44 thoughts on “Car repairs, and some photos

  1. I had a similar experience with my 14 year old car getting serviced in April. What is it? Mine is a Toyota Camry which are pretty damn good cars I must say but you can’t beat age. Lovely photos Pete. Best wishes, Lloyd.

    Liked by 1 person

  2. Lovely place. Sorry about the car bad news. I wonder often these days if it is worth keeping a car. Because of where I live it is much easier with a car, for sure, but now that I work from home (at least at the moment) and with my comings and goings, I wonder…

    Liked by 1 person

    1. We keep the old car mainly for moving Ollie around, as it is big in the back. My wife has a much newer, small car, so if we didn’t have a dog, we could manage with just one.
      Best wishes, Pete.


  3. Must be something in the air Pete, our tractor just gave up on us and I’m not liking the look of the cost of the spares, that’s assuming I can find them for a 1983 Iseki! At least the mechanics say ‘it’s not the labour mate, its the parts’ as they draw breath 🙂 Luckily the MOT in Poland can be ‘arranged’, or so I’ve heard. Having recently splashed out your repair bill on a 12 year old fiat Panda that runs on gas we are hoping to pay our next repair bill from the money we save on fuel.
    Classic church, impressive house with some very nice cobble work.

    Liked by 1 person

    1. Cheers, Eddy. Just been enjoying Fraggle’s latest shots of your ‘manor’.
      If I win the lottery on Saturday, you will get the best tractor made in the Soviet Union in 1975- honest! (Or a decent John Deere, if you prefer)
      Those old parts of town are the only ones worth pointing the camera at, I’m afraid.
      Cheers mate, love to all. Pete.

      Liked by 1 person

  4. Back in the Dark Ages (mid-1960s) I lived in two states that had annual safety inspections. In one fo them no matter what the age of the car, the head lights needed adjusting. In the other, I had one inspection that cost a few hundred dollars. Subsequently, I have not lived in states with this kind of highway robbery sanctioned by a government. Accidents in the several states did not show a statistically significant difference. Living in nonannual inspection states has been much cheaper. My condolences.
    Great photos!
    Warmest regards

    Liked by 1 person

    1. Thanks, Theo. The Ministry of Transport test was introduced for cars of three years old and over in 1960. By the time I passed my driving test, in 1969, I knew no different. Since then, it has become a lot more stringent, and the only way to avoid it is to change to a new car every three years. There was a time when I could afford to do that, but sadly no longer.
      Glad you liked the photos. (You Clematis was excellent too, and I forgot to mention that)
      Best wishes, Pete.


  5. Lovely buildings, I especially like the decoration on the outside of the museum. £900 will be well spent if it lasts another 10 yrs without too much trouble I suppose (thinking positive on your behalf! 😀 )

    Liked by 1 person

    1. Thanks, FR. I doubt that £900 will get me ten more years, but I will accept five…
      (Still positive!)
      The little museum is very cute; but rarely open, and in an awkward spot too.
      I just noticed the Roman numerals, 1502. I will amend the post.
      Best wishes, Pete.

      Liked by 1 person

    1. Norfolk has a great history, Michael. Many Anglo-Saxon churches and medieval buildings, as well as a long occupation by the Vikings. Glad you enjoyed the photos, and thanks for the re-blog.
      Best wishes, Pete.

      Liked by 1 person

  6. Is that a pigeon perched atop Bishop Bonner’s Cottage? The Dereham town sign was apparently erected in 1954 (my birth year) to celebrate its founding 1300 years earlier. It would seem that the church was founded in 654, at the same time as the town itself, but that its bell tower “only” dates to the 16th Century. Of course, it takes time to erect a church building, so I’m left wondering when the structure itself was actually completed, and how much of St. Nicholas is original construction. (Also, did you go inside to pray for a new car?)
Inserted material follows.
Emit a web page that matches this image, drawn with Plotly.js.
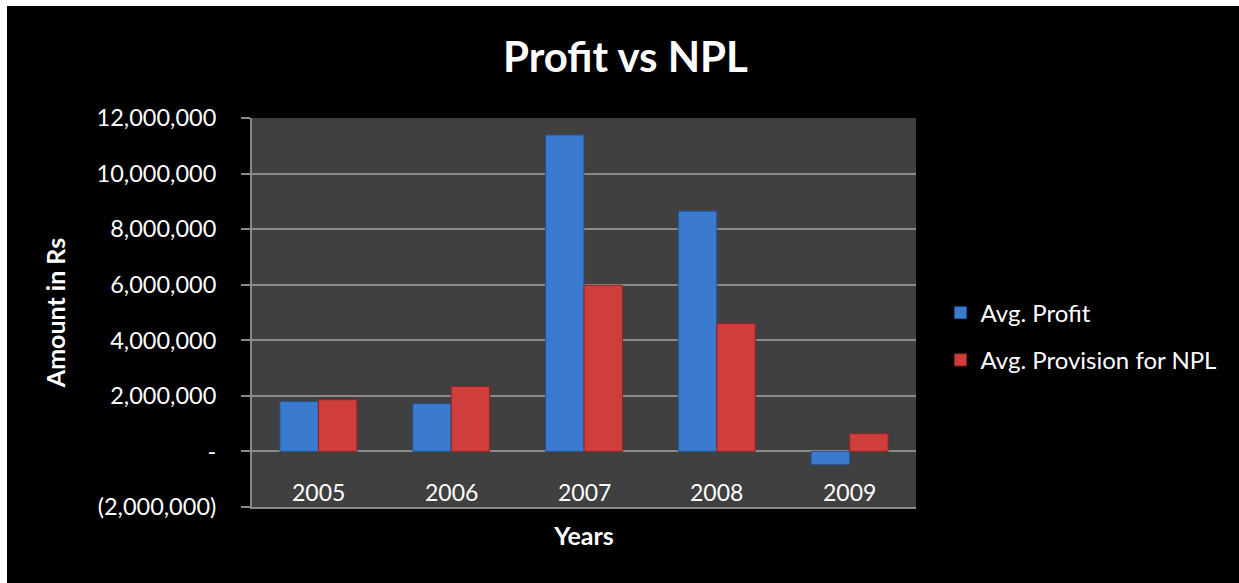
<!DOCTYPE html>
<html>
<head>
<meta charset="utf-8">
<script src="https://cdn.plot.ly/plotly-3.0.1.min.js"></script>
<style>
html,body{margin:0;padding:0;background:#ffffff;width:1239px;height:583px;overflow:hidden;}
#chart{position:absolute;left:7px;top:6px;width:1232px;height:577px;}
</style>
</head>
<body>
<div id="chart"></div>
<script>
const years = ['2005', '2006', '2007', '2008', '2009'];
const avgProfit = [1800000, 1720000, 11390000, 8650000, -480000];
const avgProvision = [1860000, 2340000, 5980000, 4610000, 640000];
const yTickVals = [-2000000, 0, 2000000, 4000000, 6000000, 8000000, 10000000, 12000000];
const yTickText = ['(2,000,000)', '-', '2,000,000', '4,000,000', '6,000,000', '8,000,000', '10,000,000', '12,000,000'];

const FONT = 'Lato, "Open Sans", sans-serif';

const traces = [
  {
    type: 'bar', name: 'Avg. Profit', x: years, y: avgProfit,
    legendgroup: 'a',
    marker: {color: '#3b7bcf', line: {color: '#24508c', width: 1}},
    hoverinfo: 'x+y'
  },
  {
    type: 'bar', name: 'Avg. Provision for NPL', x: years, y: avgProvision,
    legendgroup: 'b',
    marker: {color: '#cf3d3d', line: {color: '#8c2424', width: 1}},
    hoverinfo: 'x+y'
  }
];

// category labels drawn inside the plot area, just above the bottom axis line
// (x is the category index on the category axis)
const yearLabels = years.map(function (yr, i) {
  return {
    x: i, xref: 'x', y: 0, yref: 'paper',
    yanchor: 'bottom', yshift: -1, showarrow: false,
    text: yr, font: {family: FONT, size: 23, color: '#ffffff'}
  };
});

const layout = {
  width: 1232, height: 577,
  paper_bgcolor: '#000000',
  plot_bgcolor: '#404040',
  margin: {l: 245, r: 323, t: 112, b: 76},
  barmode: 'group', bargap: 0.42, bargroupgap: 0,
  font: {family: FONT, color: '#ffffff', size: 23},
  title: {
    text: '<b>Profit vs NPL</b>',
    font: {family: FONT, size: 42, color: '#ffffff'},
    x: 0.502, xanchor: 'center', y: 1 - 51/577, yanchor: 'middle', yref: 'container'
  },
  showlegend: true,
  legend: {
    x: 1.037, xanchor: 'left', y: 0.438, yanchor: 'middle',
    bgcolor: 'rgba(0,0,0,0)', font: {family: FONT, size: 24, color: '#ffffff'},
    traceorder: 'grouped', tracegroupgap: 13, itemwidth: 30
  },
  annotations: yearLabels,
  xaxis: {
    type: 'category',
    categoryarray: years, categoryorder: 'array',
    range: [-0.5, years.length - 0.5],
    showgrid: false, zeroline: false,
    showline: true, linecolor: '#8a8a8a', linewidth: 2,
    ticks: '', showticklabels: false,
    title: {text: '<b>Years</b>', font: {family: FONT, size: 25, color: '#ffffff'}, standoff: 19}
  },
  yaxis: {
    range: [-2000200, 12000000],
    tickvals: yTickVals, ticktext: yTickText,
    showgrid: true, gridcolor: '#8a8a8a', gridwidth: 2,
    zeroline: false,
    showline: true, linecolor: '#8a8a8a', linewidth: 2,
    ticks: 'outside', ticklen: 9, tickcolor: '#8a8a8a', tickwidth: 2,
    ticklabelstandoff: 20,
    tickfont: {family: FONT, size: 23.5, color: '#ffffff'},
    title: {text: '<b>Amount in Rs</b>', font: {family: FONT, size: 25, color: '#ffffff'}, standoff: 24}
  }
};

Plotly.newPlot('chart', traces, layout, {displayModeBar: false, staticPlot: true});
</script>
</body>
</html>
    Getting back to the town sign, I have a question. If it represents the hunting of deer, what is the shepherd doing there?

    Pete, these are fascinating places steeped in history. I always appreciate your photos.

    Liked by 1 person

    1. Thanks, David. The church was open, but I didn’t go in. I couldn’t find out a huge amount of information, but I presume that much of the remaining church is medieval, as that is stated on the Norfolk churches website, with no exact date.
      I think the shepherd is waving at the deer hunters, to make sure the dog doesn’t kill his sheep!
      Glad you enjoyed the photos.
      Best wishes, Pete.

      Liked by 1 person

  7. Hi Pete – Florida doesn’t have a mandatory annual auto inspection although every other place I have lived did. Virginia required an inspection twice a year! New Jersey had state inspection facilities (they do NOT fix cars) and you would either pass inspection or be advised as to what needed to be fixed prior toreturning. I thought that NJ system was the best.
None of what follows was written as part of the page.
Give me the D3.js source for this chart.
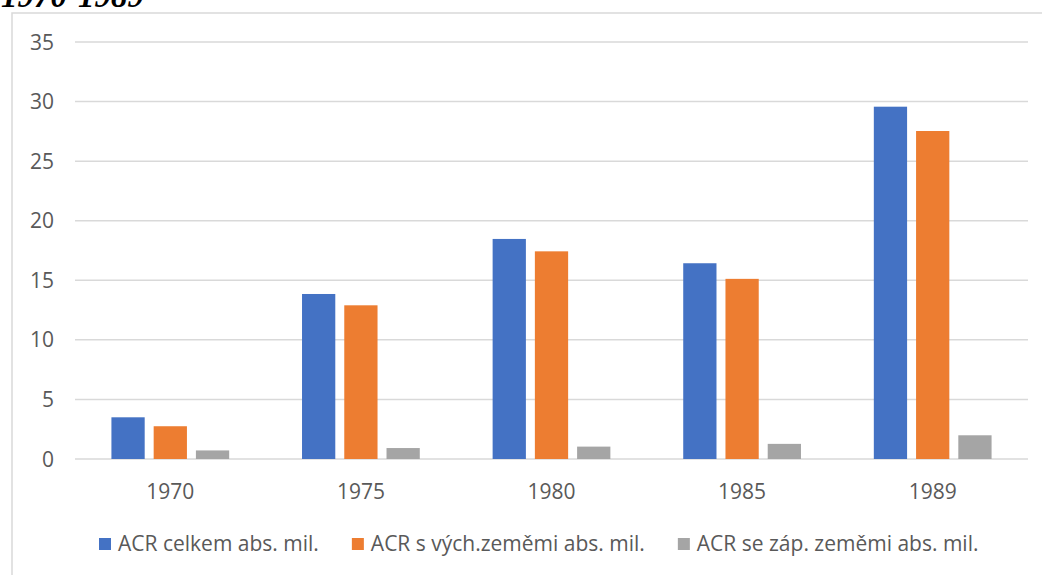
<!DOCTYPE html>
<html>
<head>
<meta charset="utf-8">
<script src="https://cdn.jsdelivr.net/npm/d3@7"></script>
<style>
	body { margin: 0; background: #fff; }
	svg { display: block; }
</style>
</head>
<body>
<svg id="chart" width="1042" height="575"></svg>
<script>
var years = ['1970', '1975', '1980', '1985', '1989'];
var seriesNames = ['ACR celkem abs. mil.', 'ACR s vých.zeměmi abs. mil.', 'ACR se záp. zeměmi abs. mil.'];
var celkem = [3.5, 13.85, 18.47, 16.43, 29.57];
var vychod = [2.75, 12.9, 17.43, 15.12, 27.53];
var zapad = [0.72, 0.92, 1.04, 1.27, 1.99];
var yTicks = [0, 5, 10, 15, 20, 25, 30, 35];
var colors = ['#4472C4', '#ED7D31', '#A5A5A5'];

var series = [celkem, vychod, zapad];

var svg = d3.select('#chart');
var font = '"Open Sans", "Noto Sans", sans-serif';

// chart frame
svg.append('rect')
	.attr('x', 12)
	.attr('y', 13)
	.attr('width', 1100)
	.attr('height', 600)
	.attr('fill', 'none')
	.attr('stroke', '#d9d9d9')
	.attr('stroke-width', 1.5);

// title (cut off at the top, like the source)
svg.append('text')
	.attr('x', 1)
	.attr('y', 7)
	.attr('font-family', '"Liberation Serif", serif')
	.attr('font-weight', 'bold')
	.attr('font-style', 'italic')
	.attr('font-size', 33)
	.attr('fill', '#000')
	.text('1970-1989');

var xScale = d3.scaleBand()
	.domain(years)
	.range([75, 1028]);

var yScale = d3.scaleLinear()
	.domain([0, 35])
	.range([459, 42]);

var barW = xScale.bandwidth() / 5.73;
var step = barW * 1.27;

// gridlines
svg.selectAll('line.grid')
	.data(yTicks)
	.enter()
	.append('line')
	.attr('class', 'grid')
	.attr('x1', 75)
	.attr('x2', 1028)
	.attr('y1', function(d) { return yScale(d); })
	.attr('y2', function(d) { return yScale(d); })
	.attr('stroke', '#d9d9d9')
	.attr('stroke-width', 1.5);

// y labels
svg.selectAll('text.ylab')
	.data(yTicks)
	.enter()
	.append('text')
	.attr('class', 'ylab')
	.attr('x', 54)
	.attr('y', function(d) { return yScale(d); })
	.attr('dy', '0.36em')
	.attr('text-anchor', 'end')
	.attr('font-family', font)
	.attr('font-size', 21)
	.attr('fill', '#595959')
	.text(function(d) { return d; });

// bars
series.forEach(function(vals, s) {
	svg.selectAll('rect.bar' + s)
		.data(vals)
		.enter()
		.append('rect')
		.attr('class', 'bar' + s)
		.attr('x', function(d, i) {
			var c = xScale(years[i]) + xScale.bandwidth() / 2;
			return c + (s - 1) * step - barW / 2;
		})
		.attr('y', function(d) { return yScale(d); })
		.attr('width', barW)
		.attr('height', function(d) { return yScale(0) - yScale(d); })
		.attr('fill', colors[s]);
});

// x labels
svg.selectAll('text.xlab')
	.data(years)
	.enter()
	.append('text')
	.attr('class', 'xlab')
	.attr('x', function(d) { return xScale(d) + xScale.bandwidth() / 2; })
	.attr('y', 491)
	.attr('dy', '0.36em')
	.attr('text-anchor', 'middle')
	.attr('font-family', font)
	.attr('font-size', 21)
	.attr('fill', '#595959')
	.text(function(d) { return d; });

// legend
var legend = svg.append('g').attr('transform', 'translate(99,544)');
var lx = 0;
seriesNames.forEach(function(name, s) {
	var g = legend.append('g').attr('transform', 'translate(' + lx + ',0)');
	g.append('rect')
		.attr('x', 0)
		.attr('y', -6)
		.attr('width', 12)
		.attr('height', 12)
		.attr('fill', colors[s]);
	var t = g.append('text')
		.attr('x', 19)
		.attr('y', -1)
		.attr('dy', '0.36em')
		.attr('font-family', font)
		.attr('font-size', 21)
		.attr('fill', '#595959')
		.text(name);
	lx += 19 + t.node().getComputedTextLength() + 33;
});
</script>
</body>
</html>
    In states where one takes the car to an auto mechanic for inspection I’ve found that there was ALWAYS something relatively expensive which needed to be “fixed’ in order to pass inspection. I’ll just bet you drove the car there without a problem.
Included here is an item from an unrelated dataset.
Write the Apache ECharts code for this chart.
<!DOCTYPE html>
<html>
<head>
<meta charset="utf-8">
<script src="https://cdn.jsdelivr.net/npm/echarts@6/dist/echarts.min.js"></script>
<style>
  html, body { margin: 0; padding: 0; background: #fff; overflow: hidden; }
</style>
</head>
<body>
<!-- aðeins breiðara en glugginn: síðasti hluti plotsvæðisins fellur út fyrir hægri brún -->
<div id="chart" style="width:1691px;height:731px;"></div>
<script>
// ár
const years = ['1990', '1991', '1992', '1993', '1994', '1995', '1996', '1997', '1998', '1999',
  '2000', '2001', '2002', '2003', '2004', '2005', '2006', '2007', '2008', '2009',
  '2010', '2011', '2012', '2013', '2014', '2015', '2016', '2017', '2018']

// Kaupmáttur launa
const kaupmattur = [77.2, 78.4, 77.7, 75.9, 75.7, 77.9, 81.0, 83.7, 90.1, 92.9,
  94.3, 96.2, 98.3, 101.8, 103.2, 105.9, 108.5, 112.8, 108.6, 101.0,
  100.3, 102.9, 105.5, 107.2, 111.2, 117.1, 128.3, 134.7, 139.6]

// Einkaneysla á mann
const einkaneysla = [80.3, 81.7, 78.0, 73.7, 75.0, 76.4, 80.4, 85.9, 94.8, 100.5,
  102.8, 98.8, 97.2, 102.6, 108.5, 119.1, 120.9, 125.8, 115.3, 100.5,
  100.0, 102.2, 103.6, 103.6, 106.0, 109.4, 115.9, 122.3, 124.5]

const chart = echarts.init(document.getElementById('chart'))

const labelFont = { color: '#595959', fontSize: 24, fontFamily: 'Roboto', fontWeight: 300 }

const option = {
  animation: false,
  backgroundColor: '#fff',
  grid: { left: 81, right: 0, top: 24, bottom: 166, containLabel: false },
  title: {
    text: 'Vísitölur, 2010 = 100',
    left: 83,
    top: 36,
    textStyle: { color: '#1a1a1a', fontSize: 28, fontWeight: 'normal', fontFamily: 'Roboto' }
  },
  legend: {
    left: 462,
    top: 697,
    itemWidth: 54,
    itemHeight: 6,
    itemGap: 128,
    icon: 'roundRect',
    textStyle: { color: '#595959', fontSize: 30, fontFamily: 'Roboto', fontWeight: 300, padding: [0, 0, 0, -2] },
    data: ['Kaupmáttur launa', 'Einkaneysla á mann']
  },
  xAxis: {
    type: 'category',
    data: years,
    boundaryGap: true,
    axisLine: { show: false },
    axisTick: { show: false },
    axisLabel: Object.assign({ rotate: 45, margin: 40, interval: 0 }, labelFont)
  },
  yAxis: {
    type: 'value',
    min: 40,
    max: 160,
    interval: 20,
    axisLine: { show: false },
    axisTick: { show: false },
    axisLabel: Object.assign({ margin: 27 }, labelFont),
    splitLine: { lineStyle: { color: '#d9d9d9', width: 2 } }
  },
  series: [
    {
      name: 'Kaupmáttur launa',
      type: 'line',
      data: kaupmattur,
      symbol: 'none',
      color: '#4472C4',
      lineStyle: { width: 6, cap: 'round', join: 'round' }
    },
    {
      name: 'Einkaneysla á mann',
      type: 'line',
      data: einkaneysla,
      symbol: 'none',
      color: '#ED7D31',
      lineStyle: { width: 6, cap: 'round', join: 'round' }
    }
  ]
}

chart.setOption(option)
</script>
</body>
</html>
    Oh well. I always viewed it as a shake down and cost of doing business.



    Liked by 1 person

    1. I have found this particular GM dealer quite fair, to be honest. They are much better here than in a big city like London. I know what you mean though. They put the fear into you, with phrases like’ ‘If the water pump fails, the engine will seize up.” Then they think of a number, and double it!
      If we don’t get the inspection pass certificate, it shows on your record, and invalidates the insurance. It is also a driving offence in law, not to have one. They get you from every direction…
      Best wishes, Pete.

      Liked by 1 person

  8. These are some very pretty photographs. I’ve always wanted to live in a place like this.The quiant cottages and pebbled roads are much to be desired. I live in the city of London but my heart is In the setting such as this. A beautiful place indeed.

    Liked by 1 person

    1. Thanks, MV. This is the only pretty part of a rather ordinary market town, I’m afraid. We live in a village over three miles away. I lived in Central London for 60 years. This is VERY different.
      Best wishes, Pete.

      Liked by 1 person

  9. Wow! I just love it when Englanders show off their ancient buildings. 654? 1530? Wow. Of course, in the states, we don’t have anything that old standing except for a few Native American mounds or dwellings carved into cliffsides. We have a couple forts and structures scattered on the East coast and in Florida, but nothing on the scale of your island. I am happy you shared the pictures. Sorry your car bill was outrageous. Always a frustrating part of adulthood. For me, as soon as I have an unexpected chunk of change in my pocket, something will invariably break.